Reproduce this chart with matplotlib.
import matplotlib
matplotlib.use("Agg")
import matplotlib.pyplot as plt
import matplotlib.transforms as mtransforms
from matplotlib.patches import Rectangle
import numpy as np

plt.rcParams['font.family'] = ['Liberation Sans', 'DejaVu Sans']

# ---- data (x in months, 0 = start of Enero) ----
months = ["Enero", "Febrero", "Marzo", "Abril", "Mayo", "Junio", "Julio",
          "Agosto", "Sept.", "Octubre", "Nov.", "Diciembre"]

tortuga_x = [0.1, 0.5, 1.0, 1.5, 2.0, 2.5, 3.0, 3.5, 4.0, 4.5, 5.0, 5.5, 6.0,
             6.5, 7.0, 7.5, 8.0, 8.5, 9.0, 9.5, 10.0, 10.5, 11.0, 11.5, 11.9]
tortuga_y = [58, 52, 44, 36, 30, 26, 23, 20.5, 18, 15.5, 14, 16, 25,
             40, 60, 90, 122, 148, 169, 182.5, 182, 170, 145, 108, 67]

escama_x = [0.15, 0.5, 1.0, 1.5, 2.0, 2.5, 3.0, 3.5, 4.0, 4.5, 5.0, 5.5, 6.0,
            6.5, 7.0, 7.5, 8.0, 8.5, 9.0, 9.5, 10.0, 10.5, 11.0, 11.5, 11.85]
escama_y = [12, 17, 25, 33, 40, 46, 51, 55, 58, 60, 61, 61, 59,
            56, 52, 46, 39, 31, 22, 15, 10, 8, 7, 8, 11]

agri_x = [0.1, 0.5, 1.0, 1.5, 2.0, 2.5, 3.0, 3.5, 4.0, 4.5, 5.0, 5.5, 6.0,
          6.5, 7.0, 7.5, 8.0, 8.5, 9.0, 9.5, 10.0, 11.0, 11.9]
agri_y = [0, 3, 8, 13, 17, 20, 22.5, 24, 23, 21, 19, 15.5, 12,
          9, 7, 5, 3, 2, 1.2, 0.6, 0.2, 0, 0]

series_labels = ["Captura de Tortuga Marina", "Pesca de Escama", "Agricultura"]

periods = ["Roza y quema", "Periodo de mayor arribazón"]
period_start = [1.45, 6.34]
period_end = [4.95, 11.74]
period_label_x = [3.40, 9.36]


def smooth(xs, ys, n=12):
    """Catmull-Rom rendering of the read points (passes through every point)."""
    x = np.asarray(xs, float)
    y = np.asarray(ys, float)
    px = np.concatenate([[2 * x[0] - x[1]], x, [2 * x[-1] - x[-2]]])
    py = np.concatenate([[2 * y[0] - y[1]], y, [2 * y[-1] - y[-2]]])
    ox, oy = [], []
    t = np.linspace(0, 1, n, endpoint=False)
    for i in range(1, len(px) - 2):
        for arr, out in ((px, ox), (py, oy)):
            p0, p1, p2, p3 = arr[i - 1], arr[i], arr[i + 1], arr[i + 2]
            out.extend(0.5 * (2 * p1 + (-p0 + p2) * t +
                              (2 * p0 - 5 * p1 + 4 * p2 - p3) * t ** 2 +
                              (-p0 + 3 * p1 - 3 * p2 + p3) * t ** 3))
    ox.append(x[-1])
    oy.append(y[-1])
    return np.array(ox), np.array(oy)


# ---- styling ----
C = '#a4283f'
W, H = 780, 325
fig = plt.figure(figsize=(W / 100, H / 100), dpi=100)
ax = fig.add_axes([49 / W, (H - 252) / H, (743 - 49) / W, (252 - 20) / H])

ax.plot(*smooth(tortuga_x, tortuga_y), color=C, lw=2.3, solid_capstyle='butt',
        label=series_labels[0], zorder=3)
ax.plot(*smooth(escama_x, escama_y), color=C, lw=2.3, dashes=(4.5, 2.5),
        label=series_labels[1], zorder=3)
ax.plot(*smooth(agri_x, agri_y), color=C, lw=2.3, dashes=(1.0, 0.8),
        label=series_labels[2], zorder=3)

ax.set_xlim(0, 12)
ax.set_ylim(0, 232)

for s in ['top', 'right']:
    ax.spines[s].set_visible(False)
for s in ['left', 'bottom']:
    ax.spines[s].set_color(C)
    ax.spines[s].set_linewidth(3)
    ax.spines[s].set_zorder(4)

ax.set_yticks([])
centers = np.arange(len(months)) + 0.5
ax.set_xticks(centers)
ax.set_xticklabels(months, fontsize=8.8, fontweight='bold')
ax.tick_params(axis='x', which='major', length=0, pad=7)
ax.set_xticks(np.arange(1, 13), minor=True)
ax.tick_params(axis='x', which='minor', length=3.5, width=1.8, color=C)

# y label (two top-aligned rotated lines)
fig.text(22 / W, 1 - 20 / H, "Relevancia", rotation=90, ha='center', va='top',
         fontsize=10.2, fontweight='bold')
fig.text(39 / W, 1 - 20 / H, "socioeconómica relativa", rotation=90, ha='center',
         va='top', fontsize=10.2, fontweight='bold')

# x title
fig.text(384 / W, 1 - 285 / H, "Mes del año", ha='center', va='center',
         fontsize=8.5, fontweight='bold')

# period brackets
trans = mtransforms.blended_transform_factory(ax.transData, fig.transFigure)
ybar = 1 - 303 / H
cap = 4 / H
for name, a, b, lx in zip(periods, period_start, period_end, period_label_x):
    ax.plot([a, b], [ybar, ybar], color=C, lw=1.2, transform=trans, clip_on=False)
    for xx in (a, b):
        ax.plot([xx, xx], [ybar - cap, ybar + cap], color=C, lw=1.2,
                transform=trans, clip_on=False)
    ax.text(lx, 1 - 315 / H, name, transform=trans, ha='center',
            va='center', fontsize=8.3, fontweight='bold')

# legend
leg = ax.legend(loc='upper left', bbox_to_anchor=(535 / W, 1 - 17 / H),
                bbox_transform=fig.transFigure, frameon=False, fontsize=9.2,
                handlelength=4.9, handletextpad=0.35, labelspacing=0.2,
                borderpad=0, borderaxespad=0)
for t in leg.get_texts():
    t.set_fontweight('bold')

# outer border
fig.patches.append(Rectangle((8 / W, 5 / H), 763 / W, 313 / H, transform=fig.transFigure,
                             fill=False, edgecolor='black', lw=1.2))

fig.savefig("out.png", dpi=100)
——————————
Print out the whole listing exactly as it appears.

Reproduce this chart with matplotlib.
import matplotlib
matplotlib.use("Agg")
import matplotlib.pyplot as plt
import matplotlib.transforms as mtransforms
from matplotlib.patches import Rectangle
import numpy as np

plt.rcParams['font.family'] = ['Liberation Sans', 'DejaVu Sans']

# ---- data (x in months, 0 = start of Enero) ----
months = ["Enero", "Febrero", "Marzo", "Abril", "Mayo", "Junio", "Julio",
          "Agosto", "Sept.", "Octubre", "Nov.", "Diciembre"]

tortuga_x = [0.1, 0.5, 1.0, 1.5, 2.0, 2.5, 3.0, 3.5, 4.0, 4.5, 5.0, 5.5, 6.0,
             6.5, 7.0, 7.5, 8.0, 8.5, 9.0, 9.5, 10.0, 10.5, 11.0, 11.5, 11.9]
tortuga_y = [58, 52, 44, 36, 30, 26, 23, 20.5, 18, 15.5, 14, 16, 25,
             40, 60, 90, 122, 148, 169, 182.5, 182, 170, 145, 108, 67]

escama_x = [0.15, 0.5, 1.0, 1.5, 2.0, 2.5, 3.0, 3.5, 4.0, 4.5, 5.0, 5.5, 6.0,
            6.5, 7.0, 7.5, 8.0, 8.5, 9.0, 9.5, 10.0, 10.5, 11.0, 11.5, 11.85]
escama_y = [12, 17, 25, 33, 40, 46, 51, 55, 58, 60, 61, 61, 59,
            56, 52, 46, 39, 31, 22, 15, 10, 8, 7, 8, 11]

agri_x = [0.1, 0.5, 1.0, 1.5, 2.0, 2.5, 3.0, 3.5, 4.0, 4.5, 5.0, 5.5, 6.0,
          6.5, 7.0, 7.5, 8.0, 8.5, 9.0, 9.5, 10.0, 11.0, 11.9]
agri_y = [0, 3, 8, 13, 17, 20, 22.5, 24, 23, 21, 19, 15.5, 12,
          9, 7, 5, 3, 2, 1.2, 0.6, 0.2, 0, 0]

series_labels = ["Captura de Tortuga Marina", "Pesca de Escama", "Agricultura"]

periods = ["Roza y quema", "Periodo de mayor arribazón"]
period_start = [1.45, 6.34]
period_end = [4.95, 11.74]
period_label_x = [3.40, 9.36]


def smooth(xs, ys, n=12):
    """Catmull-Rom rendering of the read points (passes through every point)."""
    x = np.asarray(xs, float)
    y = np.asarray(ys, float)
    px = np.concatenate([[2 * x[0] - x[1]], x, [2 * x[-1] - x[-2]]])
    py = np.concatenate([[2 * y[0] - y[1]], y, [2 * y[-1] - y[-2]]])
    ox, oy = [], []
    t = np.linspace(0, 1, n, endpoint=False)
    for i in range(1, len(px) - 2):
        for arr, out in ((px, ox), (py, oy)):
            p0, p1, p2, p3 = arr[i - 1], arr[i], arr[i + 1], arr[i + 2]
            out.extend(0.5 * (2 * p1 + (-p0 + p2) * t +
                              (2 * p0 - 5 * p1 + 4 * p2 - p3) * t ** 2 +
                              (-p0 + 3 * p1 - 3 * p2 + p3) * t ** 3))
    ox.append(x[-1])
    oy.append(y[-1])
    return np.array(ox), np.array(oy)


# ---- styling ----
C = '#a4283f'
W, H = 780, 325
fig = plt.figure(figsize=(W / 100, H / 100), dpi=100)
ax = fig.add_axes([49 / W, (H - 252) / H, (743 - 49) / W, (252 - 20) / H])

ax.plot(*smooth(tortuga_x, tortuga_y), color=C, lw=2.3, solid_capstyle='butt',
        label=series_labels[0], zorder=3)
ax.plot(*smooth(escama_x, escama_y), color=C, lw=2.3, dashes=(4.5, 2.5),
        label=series_labels[1], zorder=3)
ax.plot(*smooth(agri_x, agri_y), color=C, lw=2.3, dashes=(1.0, 0.8),
        label=series_labels[2], zorder=3)

ax.set_xlim(0, 12)
ax.set_ylim(0, 232)

for s in ['top', 'right']:
    ax.spines[s].set_visible(False)
for s in ['left', 'bottom']:
    ax.spines[s].set_color(C)
    ax.spines[s].set_linewidth(3)
    ax.spines[s].set_zorder(4)

ax.set_yticks([])
centers = np.arange(len(months)) + 0.5
ax.set_xticks(centers)
ax.set_xticklabels(months, fontsize=8.8, fontweight='bold')
ax.tick_params(axis='x', which='major', length=0, pad=7)
ax.set_xticks(np.arange(1, 13), minor=True)
ax.tick_params(axis='x', which='minor', length=3.5, width=1.8, color=C)

# y label (two top-aligned rotated lines)
fig.text(22 / W, 1 - 20 / H, "Relevancia", rotation=90, ha='center', va='top',
         fontsize=10.2, fontweight='bold')
fig.text(39 / W, 1 - 20 / H, "socioeconómica relativa", rotation=90, ha='center',
         va='top', fontsize=10.2, fontweight='bold')

# x title
fig.text(384 / W, 1 - 285 / H, "Mes del año", ha='center', va='center',
         fontsize=8.5, fontweight='bold')

# period brackets
trans = mtransforms.blended_transform_factory(ax.transData, fig.transFigure)
ybar = 1 - 303 / H
cap = 4 / H
for name, a, b, lx in zip(periods, period_start, period_end, period_label_x):
    ax.plot([a, b], [ybar, ybar], color=C, lw=1.2, transform=trans, clip_on=False)
    for xx in (a, b):
        ax.plot([xx, xx], [ybar - cap, ybar + cap], color=C, lw=1.2,
                transform=trans, clip_on=False)
    ax.text(lx, 1 - 315 / H, name, transform=trans, ha='center',
            va='center', fontsize=8.3, fontweight='bold')

# legend
leg = ax.legend(loc='upper left', bbox_to_anchor=(535 / W, 1 - 17 / H),
                bbox_transform=fig.transFigure, frameon=False, fontsize=9.2,
                handlelength=4.9, handletextpad=0.35, labelspacing=0.2,
                borderpad=0, borderaxespad=0)
for t in leg.get_texts():
    t.set_fontweight('bold')

# outer border
fig.patches.append(Rectangle((8 / W, 5 / H), 763 / W, 313 / H, transform=fig.transFigure,
                             fill=False, edgecolor='black', lw=1.2))

fig.savefig("out.png", dpi=100)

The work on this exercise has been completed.